Well that's the thing. Singer opened the door quite widely for us to do whatever we like with the series as a whole now. You like it all? Keep it. You like the idea of X1-X3 being non-canon, well the ground work has been laid for that idea to work now too.
 
:lol

you ain't going nowhere, you still need to finish your Terminator theory applied to the X-Men.

Very well then, I shall elaborate on that. Kara observed that when sentinel future Wolverine (Wolverine A) returns to his future body at the end (the body which is actually the aged version of the body he had jumped into in the 70s, Wolverine B) he replaced/wiped out the consciousness of Wolverine B. That struck Kara as a sad thing and he wondered why Professor Xavier didn't appear in any way uncomfortable with the idea.

This notion seemed comparable to the Terminator theory a few of us discussed in the T5 thread about how the paradox of John Connor existing before his own dad (Kyle Reese) could not have always been the case; how there must have been one original John Connor born to Sarah Connor and yet fathered by an entirely different guy, this version of John Connor is not depicted by any of the films.

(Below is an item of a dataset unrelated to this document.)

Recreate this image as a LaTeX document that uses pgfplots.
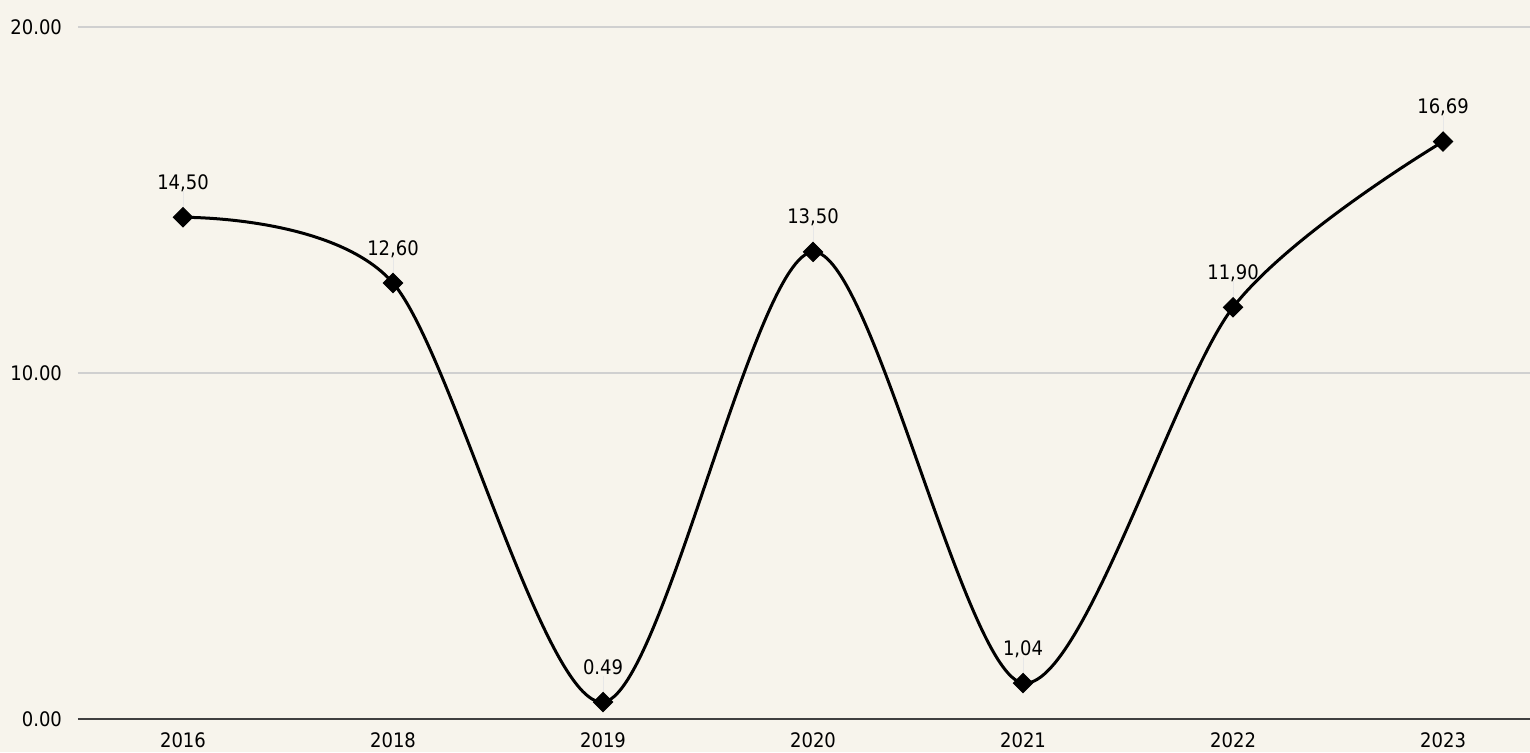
\documentclass[border=0pt]{standalone}
\usepackage{fontspec}
\setmainfont{DejaVu Sans Condensed}
\usepackage{pgfplots}
\usepackage{pgfplotstable}
\pgfplotsset{compat=1.18}
\definecolor{bg}{HTML}{F7F4EC}
\definecolor{gridc}{HTML}{D0D0D0}
\definecolor{axc}{HTML}{404040}
\pgfplotstableread{
x y label
0 14.50 14,50
1 12.60 12,60
2 0.49 0.49
3 13.50 13,50
4 1.04 1,04
5 11.90 11,90
6 16.69 16,69
}\datatab
\begin{document}
\fontsize{10}{12}\selectfont
\begin{tikzpicture}
\useasboundingbox (-39pt,-16.5pt) rectangle (726pt,359.5pt);
\fill[bg] (-39pt,-16.5pt) rectangle (726pt,359.5pt);
\begin{axis}[
  at={(0,0)}, anchor=south west,
  width=726pt, height=346pt, scale only axis,
  xmin=-0.5, xmax=6.414, ymin=0, ymax=20,
  separate axis lines,
  axis x line*=bottom, axis y line*=left,
  y axis line style={draw=none},
  x axis line style={draw=axc, line width=0.75pt},
  xtick={0,...,6},
  xticklabels={2016,2018,2019,2020,2021,2022,2023},
  ytick={0,10,20},
  yticklabels={0.00,10.00,20.00},
  tick style={draw=none},
  ymajorgrids,
  major grid style={draw=gridc, line width=0.65pt},
  xticklabel style={yshift=-3.5pt, font=\fontsize{10}{12}\selectfont},
  yticklabel style={xshift=-4.5pt, font=\fontsize{10}{12}\selectfont},
  clip=false,
]
\addplot[draw=none, no marks, forget plot,
  error bars/.cd, y dir=plus, y fixed=0.75, error mark=none,
  error bar style={draw=gridc!50, line width=0.5pt}]
  table[x=x, y=y] {\datatab};
\addplot[black, line width=1.5pt, smooth, tension=0.5,
  mark=square*, mark size=3.4pt,
  mark options={rotate=45, solid, fill=black, line width=0.5pt},
  nodes near coords, point meta=explicit symbolic,
  every node near coord/.append style={anchor=base, yshift=14pt, black, font=\fontsize{10}{12}\selectfont}]
  table[x=x, y=y, meta=label] {\datatab};
\end{axis}
\end{tikzpicture}
\end{document}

When that John Connor sent Kyle Reese back through time to protect his mother from a T-800 he didn't bank on Kyle Reese ****ing his mother. Because Kyle did do just that and got her pregnant, an entirely new person came about who Sarah decided to call John, being none the wiser. She assumes that this is the John Connor that she was supposed to have. She never meets the original father and thusly that first John Connor is inadvertently wiped from existence because Kyle Reese couldn't keep it in his pants. No one has any knowledge of this original John Connor, the poor guy is gone forever. Like Wolverine B he was an innocent casualty of timeline meddling and the good guys sort of have a hand in this and that's a sad thing to contemplate.

But anyway, my counter suggestion to make it seem more palatable is that Wolverine A and B are merged rather than B being erased. All memories will return and Wolverine will now have awareness of 2 timelines.....maybe.